Столь же сильным, хотя и менее откровенным, более завуалированным, было его стремление к независимости. Независимость предоставляла ему феодальные права кошелька и оброка и давала возможность определять как свою судьбу, так и нашу. Себе он выбрал судьбу поэтической натуры и мизантропа. Весь день он спал, вставал самое раннее в три, самое позднее — в пять, и к шести часам, когда зимнее небо уже темнело, сидел за столом, завтракая фунтом копченой грудинки с яичницей из шести яиц и восемью ломтиками поджаренного хлеба, обильно намазанными вареньем. От обеда он отказывался, зато в три или четыре утра съедал ужин, состоявший из бифштекса размером с тарелку, овощей трех сортов, салата, снова хлеба и десерта, предпочтительно — ванильного мороженого с обсахаренной клубникой. Пил он только родниковую воду, доставляемую на дом в больших стеклянных кувшинах бледно-голубого цвета, которые ставили вверх дном на электрический бачок-водоохладитель конторского типа. Перед сном он подкреплялся шоколадным печеньем с маслом. Потом он щеткой чистил в подвале Дружка и выводил его на длительную рассветную прогулку; он разговаривал с псом, как мужчина с мужчиной, но в то же время проявлял по отношению к нему такую заботу, точно животное было дожившим до глубокой старости аристократом.
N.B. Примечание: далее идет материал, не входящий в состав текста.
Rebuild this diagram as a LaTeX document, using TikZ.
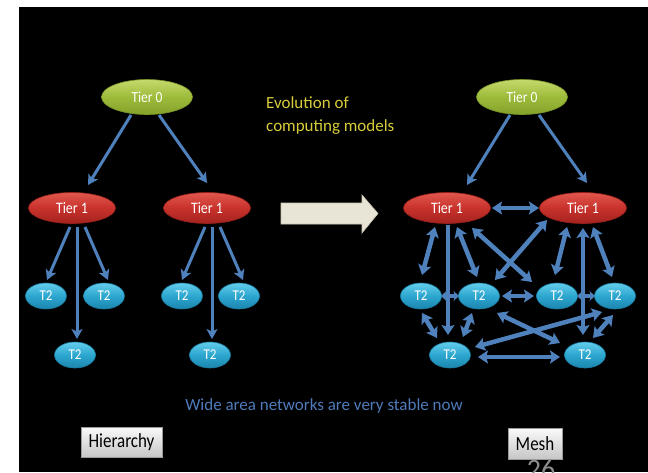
\documentclass[tikz,border=0pt]{standalone}
\usepackage{fontspec}
\usepackage{graphicx}
\setmainfont{Carlito}
\usetikzlibrary{shapes.geometric,arrows.meta,calc}
\definecolor{edgeblue}{HTML}{4F81BD}
\definecolor{evoyellow}{HTML}{D8CC3A}
\definecolor{widetext}{HTML}{4F7BBA}
\definecolor{arrowbeige}{HTML}{E8E5D6}
\definecolor{arrowedge}{HTML}{C9C4B2}
\definecolor{gtop}{HTML}{C4DA6C}
\definecolor{gmid}{HTML}{9DBB3A}
\definecolor{gbot}{HTML}{84A22A}
\definecolor{gline}{HTML}{7A9428}
\definecolor{rtop}{HTML}{E0574D}
\definecolor{rmid}{HTML}{C8322C}
\definecolor{rbot}{HTML}{A4231F}
\definecolor{rline}{HTML}{961F1B}
\definecolor{ctop}{HTML}{63CDEA}
\definecolor{cmid}{HTML}{2CA6CF}
\definecolor{cbot}{HTML}{1C86AE}
\definecolor{cline}{HTML}{1A7A9F}
\definecolor{boxtop}{HTML}{FAFAFA}
\definecolor{boxbot}{HTML}{C6C6C6}
\definecolor{boxline}{HTML}{9A9A9A}
\definecolor{pagenum}{HTML}{8C8C8C}
\newcommand\myfs[1]{\fontsize{#1}{#1}\selectfont}
\newcommand\narrow[1]{\scalebox{0.87}[1]{#1}}
\tikzset{
  tierzero/.style={ellipse, inner sep=0pt, minimum width=91pt, minimum height=35pt,
    top color=gtop, bottom color=gbot, middle color=gmid,
    draw=gline, line width=0.6pt, text=white, font=\myfs{15.5}},
  tierone/.style={ellipse, inner sep=0pt, minimum width=87pt, minimum height=31pt,
    top color=rtop, bottom color=rbot, middle color=rmid,
    draw=rline, line width=0.6pt, text=white, font=\myfs{16}},
  tiertwo/.style={ellipse, inner sep=0pt, minimum width=41pt, minimum height=26pt,
    top color=ctop, bottom color=cbot, middle color=cmid,
    draw=cline, line width=0.6pt, text=white, font=\myfs{15}},
  labelbox/.style={rectangle, inner sep=0pt, top color=boxtop, bottom color=boxbot,
    draw=boxline, line width=0.7pt, text=black, font=\myfs{20}},
  harr/.style={draw=edgeblue, line width=3pt,
    -{Stealth[length=10pt,width=11pt,inset=2.5pt]}},
  marr/.style={draw=edgeblue, line width=4.5pt,
    {Stealth[length=10pt,width=13pt,inset=2pt]}-{Stealth[length=10pt,width=13pt,inset=2pt]}},
  marrone/.style={draw=edgeblue, line width=4.5pt,
    -{Stealth[length=10pt,width=13pt,inset=2pt]}},
  marrshort/.style={draw=edgeblue, line width=4pt,
    {Stealth[length=5.5pt,width=10pt,inset=1.5pt]}-{Stealth[length=5.5pt,width=10pt,inset=1.5pt]}},
}
\begin{document}
\begin{tikzpicture}[x=1pt,y=-1pt]
\useasboundingbox (0,0) rectangle (648,472);
\fill[white] (0,0) rectangle (648,472);
\fill[black] (19,7) rectangle (648,472);

% ---------- Hierarchy ----------
\node[tierzero] (t0L) at (147,97) {\narrow{Tier 0}};
\node[tierone] (t1La) at (72,208) {\narrow{Tier 1}};
\node[tierone] (t1Lb) at (207,208) {\narrow{Tier 1}};
\node[tiertwo] (aL1) at (46,296) {\narrow{T2}};
\node[tiertwo] (aL2) at (104,296) {\narrow{T2}};
\node[tiertwo] (aL3) at (75,355) {\narrow{T2}};
\node[tiertwo] (bL1) at (182,296) {\narrow{T2}};
\node[tiertwo] (bL2) at (239,296) {\narrow{T2}};
\node[tiertwo] (bL3) at (210,355) {\narrow{T2}};

\draw[harr] ($(t0L)+(-16,18)$) -- ($(t1La)+(16,-23)$);
\draw[harr] ($(t0L)+(12,18)$) -- ($(t1Lb)+(0,-25)$);
\draw[harr] ($(t1La)+(-2,19)$) -- ($(aL1)+(1,-16)$);
\draw[harr] ($(t1La)+(5,19)$) -- ($(aL3)+(2,-16)$);
\draw[harr] ($(t1La)+(13,19)$) -- ($(aL2)+(4,-16)$);
\draw[harr] ($(t1Lb)+(-2,19)$) -- ($(bL1)+(0,-16)$);
\draw[harr] ($(t1Lb)+(5,19)$) -- ($(bL3)+(2,-16)$);
\draw[harr] ($(t1Lb)+(13,19)$) -- ($(bL2)+(4,-16)$);

% ---------- Mesh ----------
\node[tierzero] (m0) at (522,97) {\narrow{Tier 0}};
\node[tierone] (m1a) at (447,208) {\narrow{Tier 1}};
\node[tierone] (m1b) at (583,208) {\narrow{Tier 1}};
\node[tiertwo] (ma) at (421,296) {\narrow{T2}};
\node[tiertwo] (mb) at (479,296) {\narrow{T2}};
\node[tiertwo] (mc) at (557,296) {\narrow{T2}};
\node[tiertwo] (md) at (615,296) {\narrow{T2}};
\node[tiertwo] (mB1) at (450,355) {\narrow{T2}};
\node[tiertwo] (mB2) at (585,355) {\narrow{T2}};

\draw[harr] ($(m0)+(-12,18)$) -- ($(m1a)+(20,-23)$);
\draw[harr] ($(m0)+(17,18)$) -- ($(m1b)+(4,-25)$);

\draw[marr] ($(m1a)+(45,0)$) -- ($(m1b)+(-44,0)$);
\draw[marr] ($(m1a)+(-12,19)$) -- ($(ma)+(1,-21)$);
\draw[marrone] ($(m1a)+(1,17)$) -- ($(mB1)+(-2,-20)$);
\draw[marr] ($(m1a)+(10,19)$) -- ($(mb)+(-2,-19)$);
\draw[marr] ($(m1a)+(25,20)$) -- ($(mc)+(-25,-14)$);
\draw[marr] ($(m1b)+(-36,12)$) -- ($(mb)+(16,-16)$);
\draw[marr] ($(m1b)+(-16,19)$) -- ($(mc)+(-2,-21)$);
\draw[marr] ($(m1b)+(0,20)$) -- ($(mB2)+(-2,-20)$);
\draw[marr] ($(m1b)+(10,19)$) -- ($(md)+(-3,-19)$);
\draw[marrshort] ($(ma)+(20,0)$) -- ($(mb)+(-20,0)$);
\draw[marr] ($(mb)+(23,0)$) -- ($(mc)+(-23,0)$);
\draw[marrshort] ($(mc)+(20,0)$) -- ($(md)+(-20,0)$);
\draw[marr] ($(ma)+(1,17)$) -- ($(mB1)+(-13,-17)$);
\draw[marr] ($(mb)+(-7,17)$) -- ($(mB1)+(13,-18)$);
\draw[marr] ($(mB1)+(25,-8)$) -- ($(md)+(-13,16)$);
\draw[marr] ($(mb)+(18,17)$) -- ($(mB2)+(-25,-12)$);
\draw[marr] ($(mB1)+(28,2)$) -- ($(mB2)+(-25,2)$);
\draw[marr] ($(md)+(-2,19)$) -- ($(mB2)+(8,-17)$);

% ---------- big block arrow ----------
\filldraw[fill=arrowbeige, draw=arrowedge, line width=0.6pt]
  (281,203) -- (362,203) -- (362,195) -- (378,213.5) -- (362,233) -- (362,224) -- (281,224) -- cycle;

% ---------- texts ----------
\node[anchor=north west, inner sep=0pt, align=left, text=evoyellow,
  font=\fontsize{17}{23}\selectfont] (evo) at (266,96) {Evolution of\\computing models};
\node[anchor=base, inner sep=0pt, text=widetext, font=\myfs{17}] (wide) at (324,410)
  {Wide area networks are very stable now};

\node[labelbox, minimum width=81pt, minimum height=30pt] (hier) at (121.5,442)
  {\scalebox{0.85}[1]{Hierarchy}};
\node[labelbox, minimum width=54pt, minimum height=31pt] (mesh) at (535,443.5)
  {\scalebox{0.85}[1]{Mesh}};

\begin{scope}
  \clip (19,7) rectangle (648,472);
  \node[anchor=north, inner sep=0pt, text=pagenum, font=\myfs{28}] (pnum) at (541,459) {26};
\end{scope}
\end{tikzpicture}
\end{document}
Благодаря такому режиму отец наслаждался прохладой и тишиной ночи и ограждал себя от дневной кутерьмы.
Всю ночь он работал за столом, манипулируя вычислительной машиной и логарифмической линейкой и страницу за страницей заполняя печатными буквами спецификации и инструкции. Дома он сидел в своем кабинете на самом верху здания, построенного в виде норманнского замка, и из окон мог обозревать залитую светом прожектора лужайку. У него за спиной висела на стене большая скверная картина — волны, бьющиеся о берег в свете луны. До последнего часа перед сном он курил сигары, после чего переходил на трубку. Через центральное отопление или систему кондиционирования воздуха ее сладковатый дым проникал в каждый уголок герметически закрытого дома. В час трубки полагалось подойти к нему за благословением или же попросту за парочкой приятных слов. Я усаживался в широкое кресло подле его письменного стола светлого красного дерева и смотрел, как он работает. Он часами выводил своей авторучкой из оникса строчные печатные буквы, наклоном и изяществом напоминавшие узор в стиле „ар деко“. Его дым струился вверх сквозь розоватый свет, отбрасываемый парой стоявших по бокам стола торшеров с красными абажурами.
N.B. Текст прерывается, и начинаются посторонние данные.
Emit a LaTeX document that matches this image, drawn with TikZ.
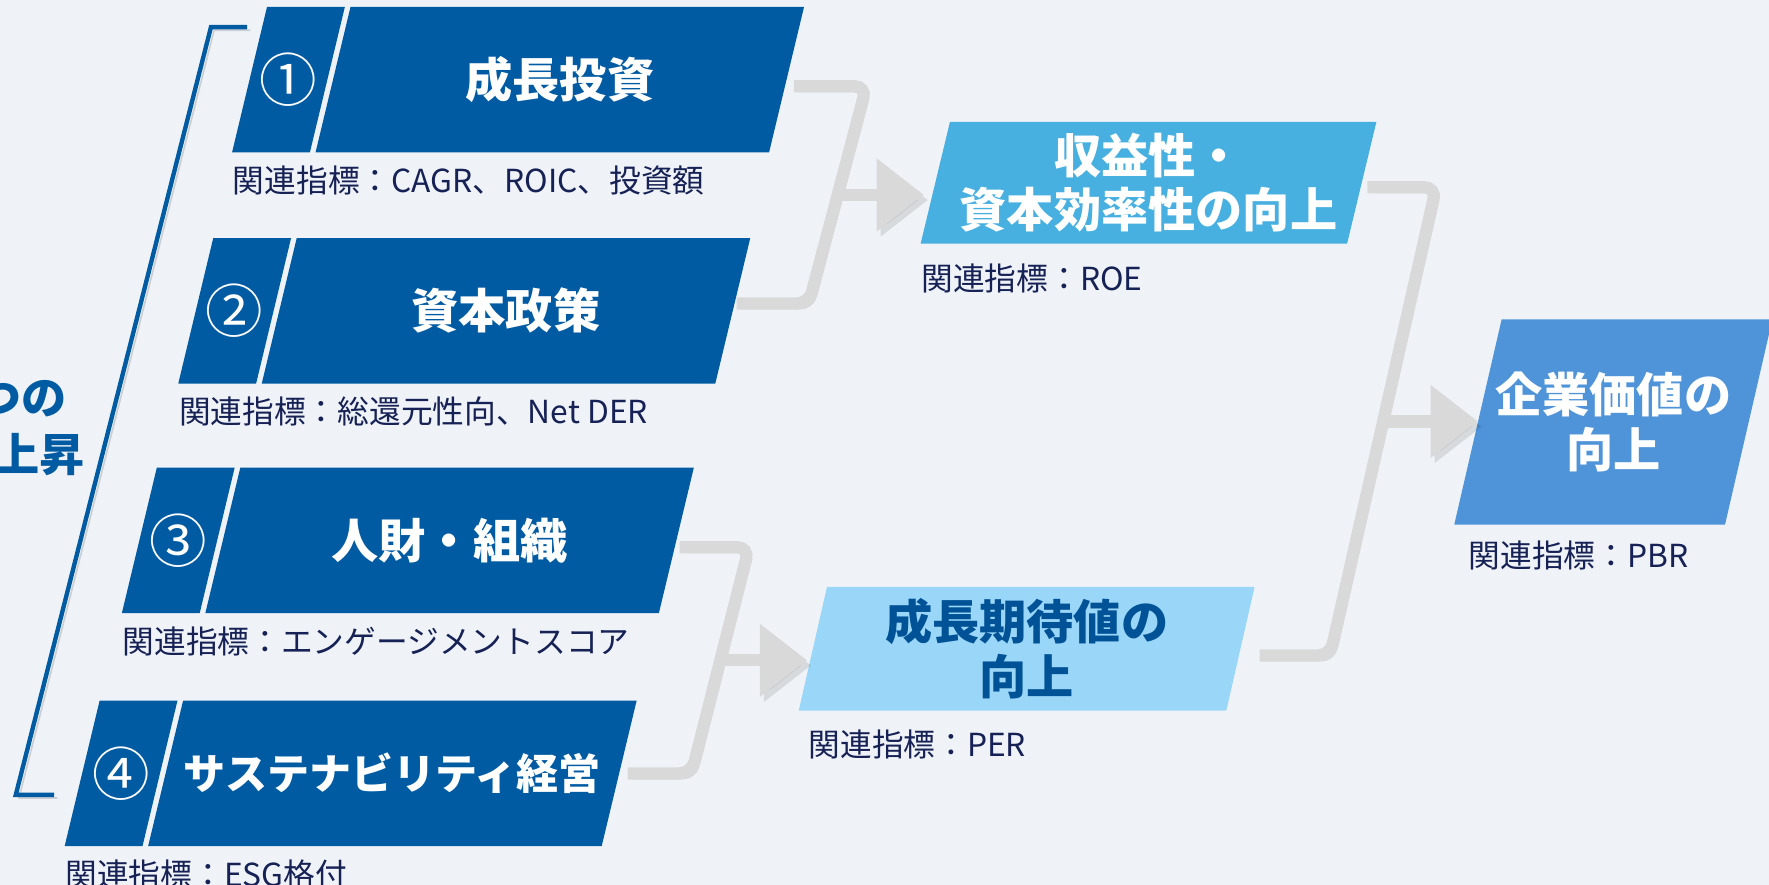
\documentclass[tikz,border=0pt]{standalone}
\usepackage{fontspec}
\setmainfont{Noto Sans CJK JP}
\usetikzlibrary{arrows.meta,positioning,calc,backgrounds}
\definecolor{bgpale}{RGB}{239,243,247}
\definecolor{navy}{RGB}{0,91,163}
\definecolor{skyblue}{RGB}{71,176,225}
\definecolor{paleblue}{RGB}{153,214,248}
\definecolor{midblue}{RGB}{79,148,217}
\definecolor{deepblue}{RGB}{0,82,150}
\definecolor{linkgray}{RGB}{217,217,217}
\definecolor{infonavy}{RGB}{22,33,85}

\begin{document}
\begin{tikzpicture}[
  font=\fontsize{8}{10}\selectfont,
  >={Triangle[length=0.42cm,width=0.62cm]},
  slab/.style={rectangle, inner sep=0pt, outer sep=0pt, minimum height=1.29cm},
  num/.style={slab, minimum width=0.69cm, text=white, font=\fontsize{14.5}{16}\selectfont},
  pillar/.style={slab, minimum width=4.02cm, text=white, font=\bfseries\fontsize{11.9}{14}\selectfont},
  goal/.style={slab, align=center, font=\bfseries\fontsize{11.9}{13.7}\selectfont},
  info/.style={anchor=west, inner sep=0pt, text=infonavy, font=\fontsize{8}{10}\selectfont},
  lead/.style={anchor=east, inner sep=0pt, text=navy, font=\bfseries\fontsize{11.4}{13}\selectfont},
  bracket/.style={draw=navy, line width=1.1pt, preaction={draw=black, opacity=0.15, transform canvas={xshift=0.8pt,yshift=-0.8pt}}},
  link/.style={draw=linkgray, line width=3.1pt, rounded corners=3pt, preaction={draw=black, opacity=0.10, transform canvas={xshift=1pt,yshift=-1.3pt}}},
  flow/.style={link, ->, rounded corners=0pt}
]

% Canvas
\begin{scope}[on background layer]
  \fill[bgpale, use as bounding box] (0,0) rectangle (15.68,-7.84);
\end{scope}
\clip (0,0) rectangle (15.68,-7.84);

% Lead text, cut by the left edge
\node[lead] (lead1) at (0.60,-3.53) {つの};
\node[lead] (lead2) at (0.76,-4.03) {上昇};

% Bracket round the four pillars
\coordinate (brTa) at (2.19,-0.24);
\coordinate (brTb) at (1.87,-0.24);
\coordinate (brBb) at (0.14,-7.045);
\coordinate (brBa) at (0.48,-7.045);
\draw[bracket] (brTa) -- (brTb) -- (brBb) -- (brBa);

% Pillar 1
\node[num] (n1) at (2.557,-0.705) {①};
\node[pillar, right=0.05cm of n1] (p1) {成長投資};
\node[info] (i1) at ([xshift=-0.155cm,yshift=-0.25cm]n1.south west) {関連指標：CAGR、ROIC、投資額};

% Pillar 2
\node[num] (n2) at (2.08,-2.755) {②};
\node[pillar, right=0.05cm of n2] (p2) {資本政策};
\node[info] (i2) at ([xshift=-0.155cm,yshift=-0.25cm]n2.south west) {関連指標：総還元性向、Net DER};

% Pillar 3
\node[num] (n3) at (1.58,-4.79) {③};
\node[pillar, right=0.05cm of n3] (p3) {人財・組織};
\node[info] (i3) at ([xshift=-0.155cm,yshift=-0.25cm]n3.south west) {関連指標：エンゲージメントスコア};

% Pillar 4
\node[num] (n4) at (1.073,-6.855) {④};
\node[pillar, right=0.05cm of n4, font=\bfseries\fontsize{10.6}{13}\selectfont] (p4) {サステナビリティ経営};
\node[info] (i4) at ([xshift=-0.155cm,yshift=-0.25cm]n4.south west) {関連指標：ESG格付};

% Goals
\node[goal, minimum width=3.78cm, minimum height=1.08cm, text=white] (g1) at (10.18,-1.62) {収益性・\\資本効率性の向上};
\node[info] (gi1) at ([xshift=-0.13cm,yshift=-0.31cm]g1.south west) {関連指標：ROE};

\node[goal, minimum width=3.79cm, minimum height=1.095cm, text=deepblue] (g2) at (9.10,-5.75) {成長期待値の\\向上};
\node[info] (gi2) at ([xshift=-0.045cm,yshift=-0.30cm]g2.south west) {関連指標：PER};

\node[goal, minimum width=2.40cm, minimum height=1.82cm, text=white] (g3) at (14.30,-3.74) {企業価値の\\向上};
\node[info] (gi3) at ([xshift=-0.09cm,yshift=-0.27cm]g3.south west) {関連指標：PBR};

% Slanted fills behind the boxes
\begin{scope}[on background layer]
  \foreach \nd/\col/\s in {n1/navy/0.155, p1/navy/0.155, n2/navy/0.155, p2/navy/0.155,
                           n3/navy/0.155, p3/navy/0.155, n4/navy/0.155, p4/navy/0.155,
                           g1/skyblue/0.13, g2/paleblue/0.125, g3/midblue/0.21}{
    \fill[\col] ([xshift=-\s cm]\nd.south west) -- ([xshift=\s cm]\nd.north west)
      -- ([xshift=\s cm]\nd.north east) -- ([xshift=-\s cm]\nd.south east) -- cycle;
  }
\end{scope}

% Links: pillars 1+2 to g1
\coordinate (aT) at (7.68,-0.765);
\coordinate (aB) at (7.17,-2.69);
\coordinate (aM) at ($(aT)!0.5!(aB)$);
\draw[link] ([xshift=0.065cm,yshift=-0.06cm]p1.east) -- (aT) -- (aB) -- ([xshift=0.035cm,yshift=0.065cm]p2.east);
\draw[flow, shorten >=0.1cm] (aM) -- (aM -| g1.west);

% Links: pillars 3+4 to g2
\coordinate (bT) at (6.64,-4.85);
\coordinate (bB) at (6.13,-6.855);
\coordinate (bM) at ($(bT)!0.5!(bB)$);
\draw[link] ([xshift=0.03cm,yshift=-0.06cm]p3.east) -- (bT) -- (bB) -- ([xshift=0.075cm]p4.east);
\draw[flow, shorten >=0.05cm] (bM) -- (bM -| g2.west);

% Links: g1+g2 to g3
\coordinate (cT) at (12.73,-1.66);
\coordinate (cB) at (11.79,-5.81);
\coordinate (cM) at ($(cT)!0.5!(cB)$);
\draw[link] ([xshift=0.05cm,yshift=-0.04cm]g1.east) -- (cT) -- (cB) -- ([xshift=0.17cm,yshift=-0.06cm]g2.east);
\draw[flow] (cM) -- (cM -| g3.west);

\end{tikzpicture}
\end{document}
Даже в коттедже он оборудовал себе кабинет и, если не занимался своим „хобби“ — физическим трудом на открытом воздухе при искусственном освещении, — работал там до рассвета. Но теперь, когда в дом понаехали гости, он вынужден был изменить своим привычкам. Будь миссис Корк красавицей, он, вероятно, о большей охотой терпел бы присутствие ее семьи. Он был тонким ценителем женщин, при них его манеры обретали некую изысканность, терпкую и выдержанную, как самый лучший портвейн. В присутствии красивой женщины испарялась его болезненная мизантропия. Будь на ее месте даже очаровательная маленькая девочка, и та пробудила бы в нем галантность. Однажды гостившая у нас десятилетняя чаровница в полночь заявила, что хочет шоколадку, после чего отец проехал пятьдесят миль до ближайшего городка, поднял с постели владельца кондитерской и отдал сотню долларов за два десятка шоколадок с кремом. В другой раз он столько же отвалил пышнотелой, густо напомаженной певице из итальянского ресторана, когда та в качестве серенады дрожащим голосом, но на удивление задушевно, исполнила ему „Vissi d'arte“ в сопровождении аккордеона, на котором играл горбун с параличом лицевого нерва, причем здоровая сторона лица застенчиво моргала и улыбалась.
Единственным элементом привычного образа жизни, который отец сумел сохранить во время визита Корков, было заполнение каждой минуты бодрствования тем, что именовалось „классической“ музыкой, хотя большей частью она была романтической, в особенности Брамс. У него всегда были сотни пластинок, которые он крутил на патефоне „Мейссон“, стоявшем в углу его кабинета в качестве отдельного массивного предмета обстановки.
Непрерывную музыку я упоминаю потому, что, по крайней мере на мой взгляд, она служила незримым связующим звеном между мной и отцом. Высказывая свое мнение о музыке, он ограничивался замечаниями о том, что „Германский реквием“ „чертовски хорош“ или концерт для скрипки и виолончели — „классная пьеска“, и даже такие суждения он высказывал в некотором замешательстве; музыка глубоко его волновала, а он считал, что чувства не подлежат обсуждению.